Have you ever had this experience: After spending a long time carefully selecting complex faces, edges, and vertices, and performing a series of operations, you unselect them to start working on something else. Then you realize that you need to make further adjustments to the large area you originally selected, but you have already canceled your previous selection. Now you have to go through the frustration of manually clicking and selecting points, edges, and faces again. Actually, this can be avoided. Maya allows you to save selection sets so that you can quickly and easily activate them later on.

If you find yourself repeatedly selecting the same points, edges, or faces, or if you have just spent a lot of time selecting a large area and suspect that you may need to select that area again in the future, use the Command Selection Sets to save it.

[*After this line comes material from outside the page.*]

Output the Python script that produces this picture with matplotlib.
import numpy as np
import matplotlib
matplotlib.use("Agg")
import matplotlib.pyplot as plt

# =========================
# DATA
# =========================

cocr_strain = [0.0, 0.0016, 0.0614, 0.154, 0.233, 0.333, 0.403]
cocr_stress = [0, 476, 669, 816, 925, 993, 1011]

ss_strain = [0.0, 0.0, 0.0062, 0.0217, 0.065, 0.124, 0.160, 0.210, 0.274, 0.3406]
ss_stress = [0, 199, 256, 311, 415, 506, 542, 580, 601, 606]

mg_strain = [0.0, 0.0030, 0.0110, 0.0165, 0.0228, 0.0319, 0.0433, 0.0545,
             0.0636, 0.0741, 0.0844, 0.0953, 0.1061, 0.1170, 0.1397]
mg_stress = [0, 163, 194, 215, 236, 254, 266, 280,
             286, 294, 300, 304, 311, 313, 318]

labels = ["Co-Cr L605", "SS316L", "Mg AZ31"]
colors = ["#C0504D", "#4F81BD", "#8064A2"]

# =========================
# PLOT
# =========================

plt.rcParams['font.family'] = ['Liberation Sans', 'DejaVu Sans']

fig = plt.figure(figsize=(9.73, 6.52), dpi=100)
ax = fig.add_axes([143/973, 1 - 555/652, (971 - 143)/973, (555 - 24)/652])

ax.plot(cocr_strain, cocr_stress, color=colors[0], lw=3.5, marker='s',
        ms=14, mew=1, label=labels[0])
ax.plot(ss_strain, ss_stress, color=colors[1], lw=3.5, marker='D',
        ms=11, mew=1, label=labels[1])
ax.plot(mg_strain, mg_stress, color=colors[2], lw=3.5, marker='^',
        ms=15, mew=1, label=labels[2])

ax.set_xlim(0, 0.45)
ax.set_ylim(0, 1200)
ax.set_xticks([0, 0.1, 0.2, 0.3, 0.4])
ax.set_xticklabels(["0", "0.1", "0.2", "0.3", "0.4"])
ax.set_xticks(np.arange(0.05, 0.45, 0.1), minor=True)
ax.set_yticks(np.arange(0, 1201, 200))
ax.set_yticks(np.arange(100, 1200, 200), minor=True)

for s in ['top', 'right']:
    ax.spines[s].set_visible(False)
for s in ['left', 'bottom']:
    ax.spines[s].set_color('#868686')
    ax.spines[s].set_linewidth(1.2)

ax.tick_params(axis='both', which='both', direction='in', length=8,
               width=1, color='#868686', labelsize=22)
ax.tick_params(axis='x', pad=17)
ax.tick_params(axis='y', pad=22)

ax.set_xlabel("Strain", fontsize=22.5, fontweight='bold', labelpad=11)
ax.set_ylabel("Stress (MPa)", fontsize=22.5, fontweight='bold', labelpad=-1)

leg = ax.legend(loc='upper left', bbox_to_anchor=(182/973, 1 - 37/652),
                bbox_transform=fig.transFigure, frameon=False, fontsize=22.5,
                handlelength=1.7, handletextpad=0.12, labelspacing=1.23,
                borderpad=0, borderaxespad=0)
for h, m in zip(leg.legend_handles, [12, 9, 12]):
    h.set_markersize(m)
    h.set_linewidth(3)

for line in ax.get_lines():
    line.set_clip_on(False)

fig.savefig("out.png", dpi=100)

Select the desired points, edges, or faces, then go to Create -> Quick Select Sets. Name the set and click "OK." (If you want to find it on the toolbar later, click "Add to Shelf"). To quickly select this area in the future, simply go to Edit -> Quick Select Sets and locate your named selection set in the list.

Interact with Others More

Many beginners often overlook this step and rely solely on hard work. While professionals in the workplace can easily communicate with colleagues in the industry, it can be more challenging for beginners.

Beginners can exchange experiences with classmates who are learning together, or engage with unfamiliar peers on social platforms and other forums. Regardless of the approach, it is always beneficial to look at other people's work. Hopefully, with the guidance of these tips, everyone can achieve great success.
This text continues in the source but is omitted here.